#### [EXERCISE DESCRIPTION]
In the material below, please retype the lines from the very first through the one with "2.04, 1.95, 1.72, 1.35, 1.0, 0.65, 0.36, 0.32, 0.31, 0.15, 0]", exactly and without pictures.

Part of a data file
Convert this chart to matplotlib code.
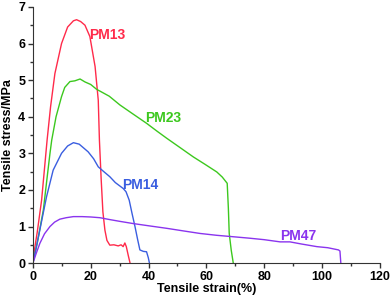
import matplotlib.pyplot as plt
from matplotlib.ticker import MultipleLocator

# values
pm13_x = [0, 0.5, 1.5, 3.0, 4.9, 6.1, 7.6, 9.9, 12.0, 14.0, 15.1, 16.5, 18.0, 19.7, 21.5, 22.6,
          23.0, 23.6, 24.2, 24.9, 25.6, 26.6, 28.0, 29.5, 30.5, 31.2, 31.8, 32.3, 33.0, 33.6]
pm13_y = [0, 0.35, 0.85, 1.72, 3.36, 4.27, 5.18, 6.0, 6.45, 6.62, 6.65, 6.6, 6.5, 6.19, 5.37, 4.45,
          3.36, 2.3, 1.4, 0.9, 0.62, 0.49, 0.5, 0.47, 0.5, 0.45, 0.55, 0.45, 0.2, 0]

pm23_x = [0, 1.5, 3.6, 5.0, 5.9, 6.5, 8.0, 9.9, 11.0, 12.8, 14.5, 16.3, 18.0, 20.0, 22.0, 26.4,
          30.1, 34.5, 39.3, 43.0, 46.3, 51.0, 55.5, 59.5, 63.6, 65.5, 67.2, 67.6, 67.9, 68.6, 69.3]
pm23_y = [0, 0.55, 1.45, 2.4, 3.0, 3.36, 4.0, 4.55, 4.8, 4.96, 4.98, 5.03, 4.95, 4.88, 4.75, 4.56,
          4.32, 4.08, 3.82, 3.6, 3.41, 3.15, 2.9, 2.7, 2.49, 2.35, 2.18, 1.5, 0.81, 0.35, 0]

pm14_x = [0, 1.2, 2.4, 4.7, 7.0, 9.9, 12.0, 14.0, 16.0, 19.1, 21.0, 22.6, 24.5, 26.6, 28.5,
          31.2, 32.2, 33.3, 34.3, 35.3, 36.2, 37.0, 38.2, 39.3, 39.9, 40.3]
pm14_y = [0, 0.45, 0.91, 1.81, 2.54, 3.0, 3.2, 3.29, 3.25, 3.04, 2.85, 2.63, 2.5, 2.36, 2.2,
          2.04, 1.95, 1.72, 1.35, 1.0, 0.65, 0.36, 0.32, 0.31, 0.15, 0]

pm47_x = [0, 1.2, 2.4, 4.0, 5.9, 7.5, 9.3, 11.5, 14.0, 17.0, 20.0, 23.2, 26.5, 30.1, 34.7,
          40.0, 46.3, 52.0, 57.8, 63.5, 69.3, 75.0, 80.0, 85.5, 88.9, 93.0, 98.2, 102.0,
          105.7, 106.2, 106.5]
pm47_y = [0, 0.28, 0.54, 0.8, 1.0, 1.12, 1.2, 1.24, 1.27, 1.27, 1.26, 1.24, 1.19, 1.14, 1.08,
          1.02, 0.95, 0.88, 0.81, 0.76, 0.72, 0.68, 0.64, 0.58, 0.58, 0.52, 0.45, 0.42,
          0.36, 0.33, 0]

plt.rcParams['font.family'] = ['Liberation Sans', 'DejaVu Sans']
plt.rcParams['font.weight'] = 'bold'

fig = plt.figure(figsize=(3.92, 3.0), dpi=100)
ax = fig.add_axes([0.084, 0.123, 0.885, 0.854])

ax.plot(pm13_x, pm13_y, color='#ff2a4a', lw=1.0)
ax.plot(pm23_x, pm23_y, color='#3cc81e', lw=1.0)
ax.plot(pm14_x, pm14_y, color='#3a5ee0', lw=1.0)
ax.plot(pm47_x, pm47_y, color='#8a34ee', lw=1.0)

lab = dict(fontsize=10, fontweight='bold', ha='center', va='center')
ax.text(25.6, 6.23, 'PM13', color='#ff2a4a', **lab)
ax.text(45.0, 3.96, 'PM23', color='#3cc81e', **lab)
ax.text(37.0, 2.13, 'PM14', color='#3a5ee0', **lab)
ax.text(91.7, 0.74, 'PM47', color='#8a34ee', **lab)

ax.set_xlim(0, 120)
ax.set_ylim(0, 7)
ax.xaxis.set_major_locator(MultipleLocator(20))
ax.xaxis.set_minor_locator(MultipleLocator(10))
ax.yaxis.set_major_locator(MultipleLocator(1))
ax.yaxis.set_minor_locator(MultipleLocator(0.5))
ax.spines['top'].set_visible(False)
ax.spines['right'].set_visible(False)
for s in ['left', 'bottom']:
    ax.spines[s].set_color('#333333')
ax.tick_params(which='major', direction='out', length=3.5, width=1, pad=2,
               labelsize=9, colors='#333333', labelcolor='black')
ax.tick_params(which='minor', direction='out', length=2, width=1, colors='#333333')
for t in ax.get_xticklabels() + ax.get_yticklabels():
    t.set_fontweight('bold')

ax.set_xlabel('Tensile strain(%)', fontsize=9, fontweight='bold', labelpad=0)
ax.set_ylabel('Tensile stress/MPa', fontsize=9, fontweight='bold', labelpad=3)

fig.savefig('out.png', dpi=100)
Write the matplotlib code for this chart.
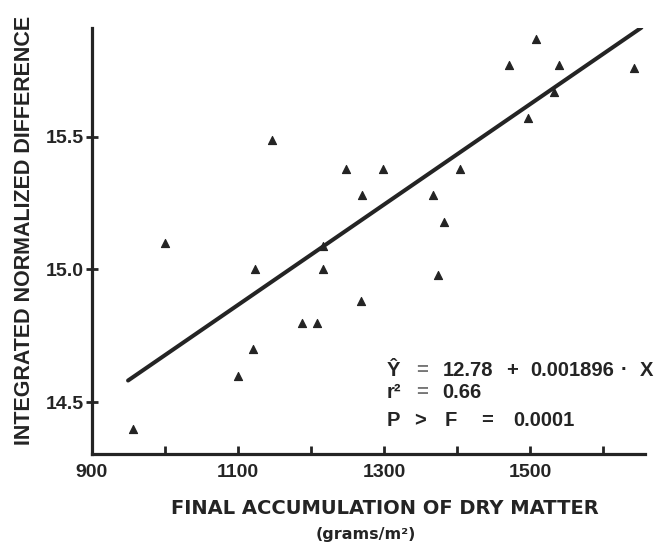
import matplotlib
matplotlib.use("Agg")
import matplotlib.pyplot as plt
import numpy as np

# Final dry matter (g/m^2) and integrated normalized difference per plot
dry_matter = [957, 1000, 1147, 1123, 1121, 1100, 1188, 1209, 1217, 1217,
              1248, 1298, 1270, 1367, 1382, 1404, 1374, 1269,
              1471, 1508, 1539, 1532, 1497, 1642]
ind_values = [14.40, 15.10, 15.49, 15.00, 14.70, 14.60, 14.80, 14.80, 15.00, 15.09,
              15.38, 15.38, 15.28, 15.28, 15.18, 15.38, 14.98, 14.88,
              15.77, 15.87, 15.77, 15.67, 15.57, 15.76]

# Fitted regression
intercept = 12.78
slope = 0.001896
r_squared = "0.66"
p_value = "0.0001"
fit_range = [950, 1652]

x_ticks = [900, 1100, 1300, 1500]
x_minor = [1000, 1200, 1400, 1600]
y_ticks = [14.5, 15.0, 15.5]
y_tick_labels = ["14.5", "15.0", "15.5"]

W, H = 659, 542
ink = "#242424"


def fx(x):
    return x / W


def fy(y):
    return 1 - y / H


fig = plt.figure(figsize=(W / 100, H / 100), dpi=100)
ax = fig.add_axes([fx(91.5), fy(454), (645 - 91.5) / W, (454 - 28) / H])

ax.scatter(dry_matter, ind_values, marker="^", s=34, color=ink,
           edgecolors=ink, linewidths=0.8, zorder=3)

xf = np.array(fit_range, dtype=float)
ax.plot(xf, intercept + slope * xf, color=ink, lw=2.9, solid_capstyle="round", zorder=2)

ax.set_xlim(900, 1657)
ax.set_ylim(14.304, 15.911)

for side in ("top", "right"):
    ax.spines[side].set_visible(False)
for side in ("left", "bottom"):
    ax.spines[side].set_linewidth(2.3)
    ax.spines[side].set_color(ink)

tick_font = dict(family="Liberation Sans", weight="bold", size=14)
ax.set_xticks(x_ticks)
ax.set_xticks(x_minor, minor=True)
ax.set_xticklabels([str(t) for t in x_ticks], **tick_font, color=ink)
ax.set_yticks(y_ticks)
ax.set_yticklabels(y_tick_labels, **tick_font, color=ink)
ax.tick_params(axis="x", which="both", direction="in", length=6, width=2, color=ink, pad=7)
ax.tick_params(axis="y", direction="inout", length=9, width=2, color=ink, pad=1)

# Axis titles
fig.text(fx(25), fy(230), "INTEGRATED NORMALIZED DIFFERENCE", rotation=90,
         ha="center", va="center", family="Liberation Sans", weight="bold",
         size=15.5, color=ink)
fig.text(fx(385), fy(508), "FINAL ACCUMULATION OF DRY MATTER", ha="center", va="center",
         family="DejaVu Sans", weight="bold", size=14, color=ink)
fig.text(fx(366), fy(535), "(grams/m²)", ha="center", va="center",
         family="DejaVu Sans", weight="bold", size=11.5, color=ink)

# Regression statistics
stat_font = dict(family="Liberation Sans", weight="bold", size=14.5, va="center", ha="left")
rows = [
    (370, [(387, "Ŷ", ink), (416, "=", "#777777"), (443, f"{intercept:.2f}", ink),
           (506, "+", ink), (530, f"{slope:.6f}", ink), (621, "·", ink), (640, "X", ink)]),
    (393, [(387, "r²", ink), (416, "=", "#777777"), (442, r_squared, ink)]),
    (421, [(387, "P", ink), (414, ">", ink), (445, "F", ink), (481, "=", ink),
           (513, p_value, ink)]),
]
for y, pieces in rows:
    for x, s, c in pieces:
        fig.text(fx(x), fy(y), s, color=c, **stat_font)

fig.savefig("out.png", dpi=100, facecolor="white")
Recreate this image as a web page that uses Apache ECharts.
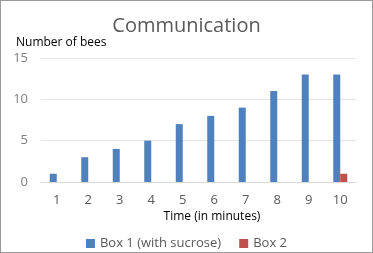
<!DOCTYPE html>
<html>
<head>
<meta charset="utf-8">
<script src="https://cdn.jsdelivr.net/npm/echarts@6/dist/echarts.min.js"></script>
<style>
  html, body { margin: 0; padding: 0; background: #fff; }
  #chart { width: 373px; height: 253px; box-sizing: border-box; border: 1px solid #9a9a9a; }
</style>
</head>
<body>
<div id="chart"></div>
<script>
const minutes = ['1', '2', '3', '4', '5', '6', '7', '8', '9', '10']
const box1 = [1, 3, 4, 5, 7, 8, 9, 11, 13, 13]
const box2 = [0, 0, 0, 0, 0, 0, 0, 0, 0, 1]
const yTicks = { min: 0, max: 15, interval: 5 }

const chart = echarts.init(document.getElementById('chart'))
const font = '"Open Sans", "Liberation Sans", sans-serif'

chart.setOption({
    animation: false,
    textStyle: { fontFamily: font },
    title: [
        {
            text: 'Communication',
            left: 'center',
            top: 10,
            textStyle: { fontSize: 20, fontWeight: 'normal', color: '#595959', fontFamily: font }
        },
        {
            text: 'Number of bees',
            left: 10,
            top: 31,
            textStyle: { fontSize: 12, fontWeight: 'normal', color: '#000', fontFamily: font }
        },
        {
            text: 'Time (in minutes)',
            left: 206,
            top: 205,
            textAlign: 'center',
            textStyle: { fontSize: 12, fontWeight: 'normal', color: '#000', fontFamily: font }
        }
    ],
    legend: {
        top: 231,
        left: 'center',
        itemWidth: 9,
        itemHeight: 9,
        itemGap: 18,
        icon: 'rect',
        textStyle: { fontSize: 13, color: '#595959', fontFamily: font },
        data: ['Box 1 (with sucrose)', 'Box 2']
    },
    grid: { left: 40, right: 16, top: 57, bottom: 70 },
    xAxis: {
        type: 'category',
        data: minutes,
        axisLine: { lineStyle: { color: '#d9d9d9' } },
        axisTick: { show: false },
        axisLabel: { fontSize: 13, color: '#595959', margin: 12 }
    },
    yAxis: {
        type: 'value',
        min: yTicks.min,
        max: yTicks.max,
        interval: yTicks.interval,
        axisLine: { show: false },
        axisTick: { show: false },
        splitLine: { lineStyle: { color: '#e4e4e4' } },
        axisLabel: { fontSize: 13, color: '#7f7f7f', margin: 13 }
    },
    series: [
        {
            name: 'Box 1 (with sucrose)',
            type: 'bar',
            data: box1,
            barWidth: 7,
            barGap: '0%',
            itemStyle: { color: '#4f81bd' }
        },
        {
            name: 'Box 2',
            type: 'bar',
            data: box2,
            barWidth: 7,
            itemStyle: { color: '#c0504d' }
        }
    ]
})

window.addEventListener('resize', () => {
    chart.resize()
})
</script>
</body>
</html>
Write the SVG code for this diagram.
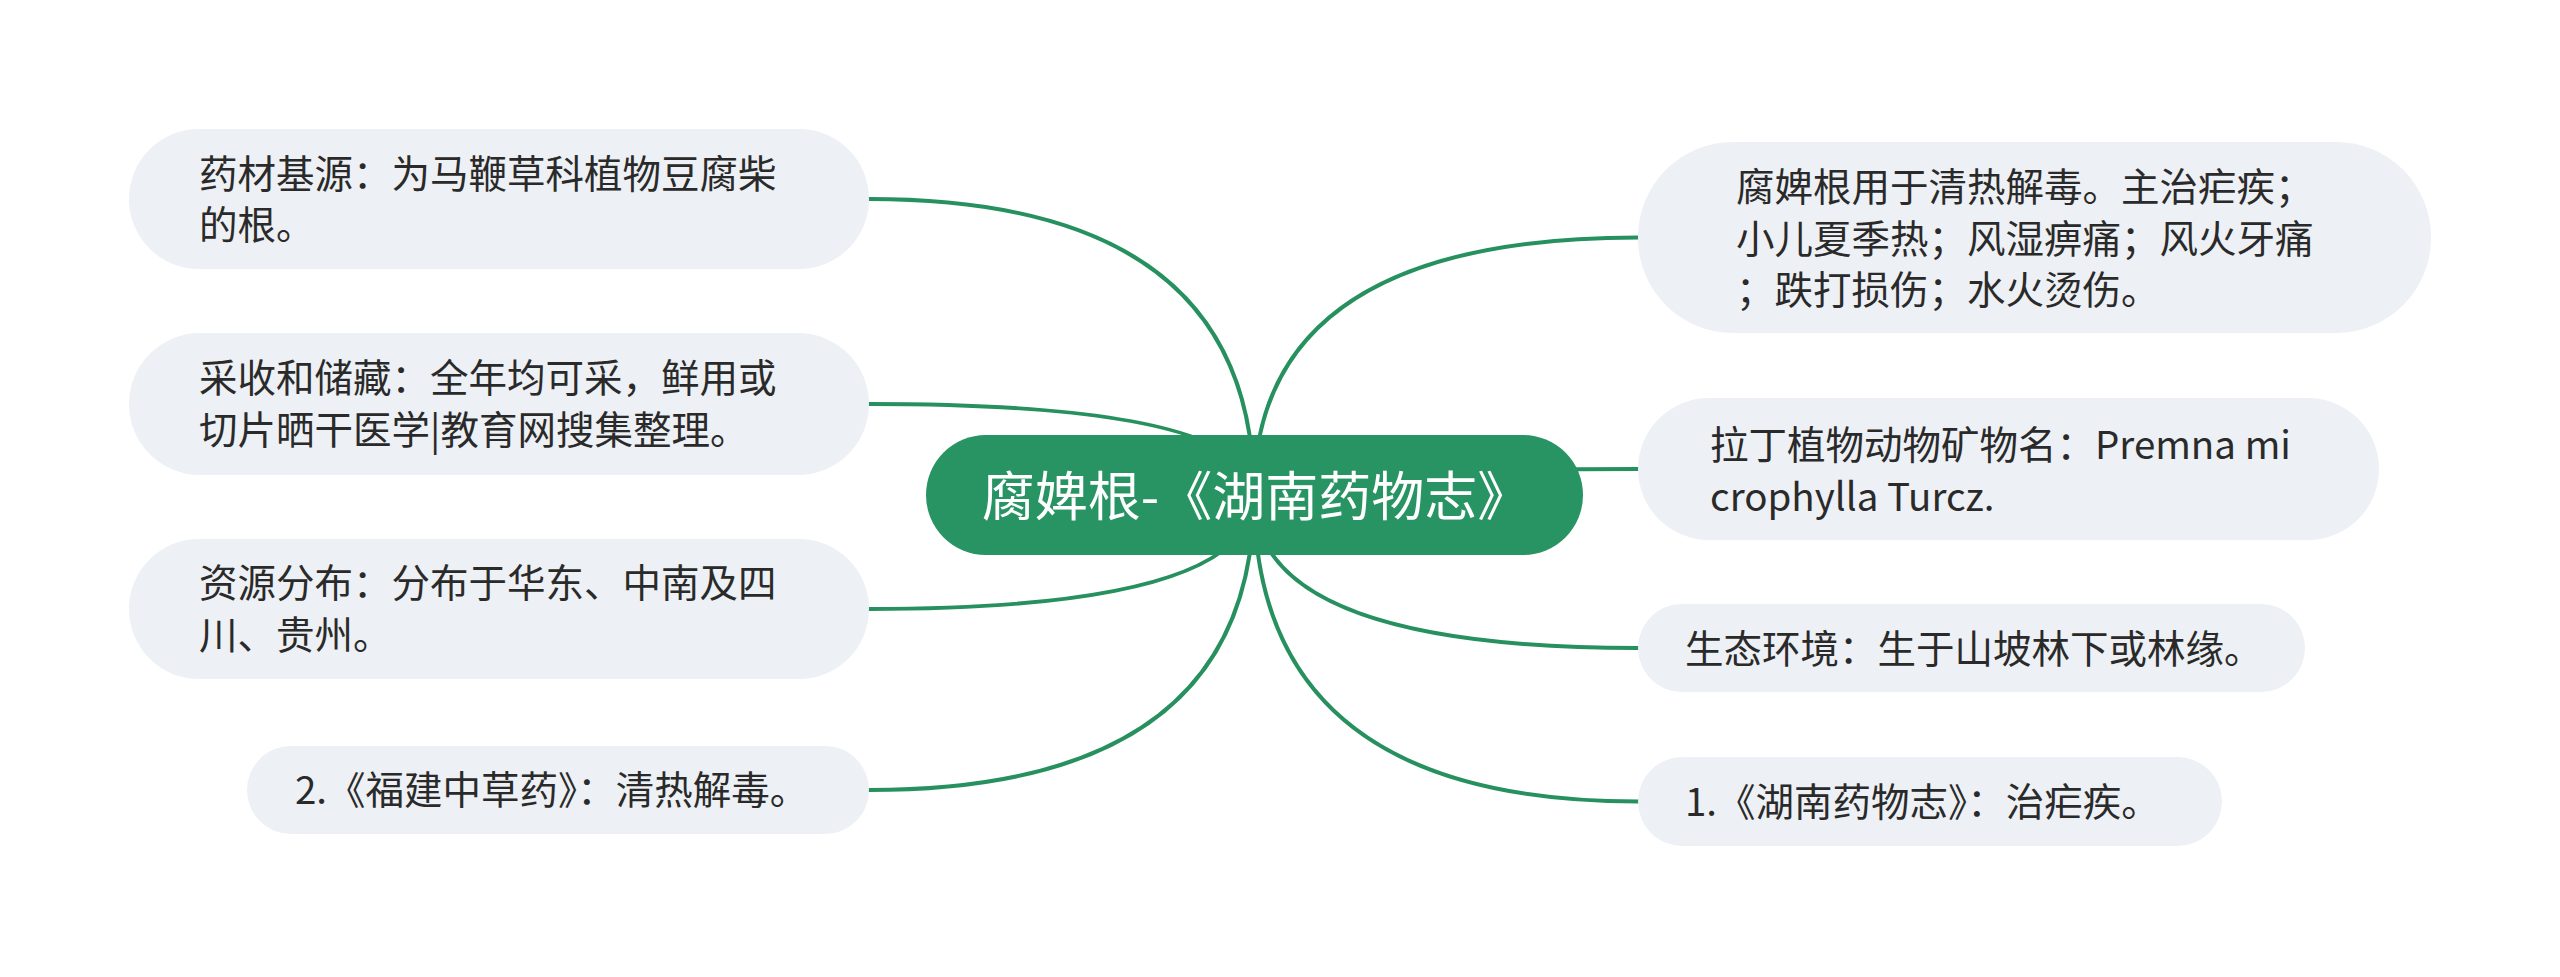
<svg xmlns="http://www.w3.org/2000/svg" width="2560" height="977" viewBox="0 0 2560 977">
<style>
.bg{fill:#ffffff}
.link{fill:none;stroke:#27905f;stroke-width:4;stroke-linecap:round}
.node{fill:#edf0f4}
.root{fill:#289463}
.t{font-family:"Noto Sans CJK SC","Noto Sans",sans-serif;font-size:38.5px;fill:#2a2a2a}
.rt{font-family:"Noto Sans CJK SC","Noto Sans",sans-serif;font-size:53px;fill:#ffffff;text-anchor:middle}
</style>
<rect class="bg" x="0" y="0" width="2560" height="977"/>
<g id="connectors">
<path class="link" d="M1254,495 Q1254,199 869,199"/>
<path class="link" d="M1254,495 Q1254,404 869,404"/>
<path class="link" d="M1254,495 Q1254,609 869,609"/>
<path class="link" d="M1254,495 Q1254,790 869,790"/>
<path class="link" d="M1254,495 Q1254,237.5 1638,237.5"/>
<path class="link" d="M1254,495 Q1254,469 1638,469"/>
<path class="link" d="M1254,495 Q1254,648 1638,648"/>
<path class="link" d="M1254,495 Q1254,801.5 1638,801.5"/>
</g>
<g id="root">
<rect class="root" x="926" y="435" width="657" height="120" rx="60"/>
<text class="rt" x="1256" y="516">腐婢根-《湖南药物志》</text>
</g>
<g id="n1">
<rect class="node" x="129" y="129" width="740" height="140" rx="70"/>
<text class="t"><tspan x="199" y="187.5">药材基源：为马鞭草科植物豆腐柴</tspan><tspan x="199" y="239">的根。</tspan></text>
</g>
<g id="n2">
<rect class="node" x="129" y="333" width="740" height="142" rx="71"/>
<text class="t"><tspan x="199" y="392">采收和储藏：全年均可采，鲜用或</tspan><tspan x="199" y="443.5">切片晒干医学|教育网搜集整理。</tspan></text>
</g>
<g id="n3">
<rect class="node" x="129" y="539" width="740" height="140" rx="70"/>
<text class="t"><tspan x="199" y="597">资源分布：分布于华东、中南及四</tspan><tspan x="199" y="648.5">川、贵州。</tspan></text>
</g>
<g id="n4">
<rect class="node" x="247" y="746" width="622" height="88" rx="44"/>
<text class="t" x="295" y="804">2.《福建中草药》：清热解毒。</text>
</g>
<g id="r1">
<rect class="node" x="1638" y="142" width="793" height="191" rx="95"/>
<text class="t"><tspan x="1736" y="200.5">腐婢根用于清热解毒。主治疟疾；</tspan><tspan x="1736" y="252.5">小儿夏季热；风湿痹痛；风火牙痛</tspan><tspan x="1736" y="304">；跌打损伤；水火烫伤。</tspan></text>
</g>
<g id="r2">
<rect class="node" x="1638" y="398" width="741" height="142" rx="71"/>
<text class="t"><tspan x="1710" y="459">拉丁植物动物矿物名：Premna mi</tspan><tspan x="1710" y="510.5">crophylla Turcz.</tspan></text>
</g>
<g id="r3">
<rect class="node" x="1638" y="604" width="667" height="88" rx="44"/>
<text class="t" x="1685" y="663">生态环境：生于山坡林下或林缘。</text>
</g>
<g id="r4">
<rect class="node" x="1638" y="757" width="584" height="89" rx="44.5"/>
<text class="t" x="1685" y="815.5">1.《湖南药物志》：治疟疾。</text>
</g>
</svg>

#### [RESULT OF THIS TASK]
Convert this chart to matplotlib code.
import matplotlib.pyplot as plt
from matplotlib.ticker import MultipleLocator

# values
pm13_x = [0, 0.5, 1.5, 3.0, 4.9, 6.1, 7.6, 9.9, 12.0, 14.0, 15.1, 16.5, 18.0, 19.7, 21.5, 22.6,
          23.0, 23.6, 24.2, 24.9, 25.6, 26.6, 28.0, 29.5, 30.5, 31.2, 31.8, 32.3, 33.0, 33.6]
pm13_y = [0, 0.35, 0.85, 1.72, 3.36, 4.27, 5.18, 6.0, 6.45, 6.62, 6.65, 6.6, 6.5, 6.19, 5.37, 4.45,
          3.36, 2.3, 1.4, 0.9, 0.62, 0.49, 0.5, 0.47, 0.5, 0.45, 0.55, 0.45, 0.2, 0]

pm23_x = [0, 1.5, 3.6, 5.0, 5.9, 6.5, 8.0, 9.9, 11.0, 12.8, 14.5, 16.3, 18.0, 20.0, 22.0, 26.4,
          30.1, 34.5, 39.3, 43.0, 46.3, 51.0, 55.5, 59.5, 63.6, 65.5, 67.2, 67.6, 67.9, 68.6, 69.3]
pm23_y = [0, 0.55, 1.45, 2.4, 3.0, 3.36, 4.0, 4.55, 4.8, 4.96, 4.98, 5.03, 4.95, 4.88, 4.75, 4.56,
          4.32, 4.08, 3.82, 3.6, 3.41, 3.15, 2.9, 2.7, 2.49, 2.35, 2.18, 1.5, 0.81, 0.35, 0]

pm14_x = [0, 1.2, 2.4, 4.7, 7.0, 9.9, 12.0, 14.0, 16.0, 19.1, 21.0, 22.6, 24.5, 26.6, 28.5,
          31.2, 32.2, 33.3, 34.3, 35.3, 36.2, 37.0, 38.2, 39.3, 39.9, 40.3]
pm14_y = [0, 0.45, 0.91, 1.81, 2.54, 3.0, 3.2, 3.29, 3.25, 3.04, 2.85, 2.63, 2.5, 2.36, 2.2,
          2.04, 1.95, 1.72, 1.35, 1.0, 0.65, 0.36, 0.32, 0.31, 0.15, 0]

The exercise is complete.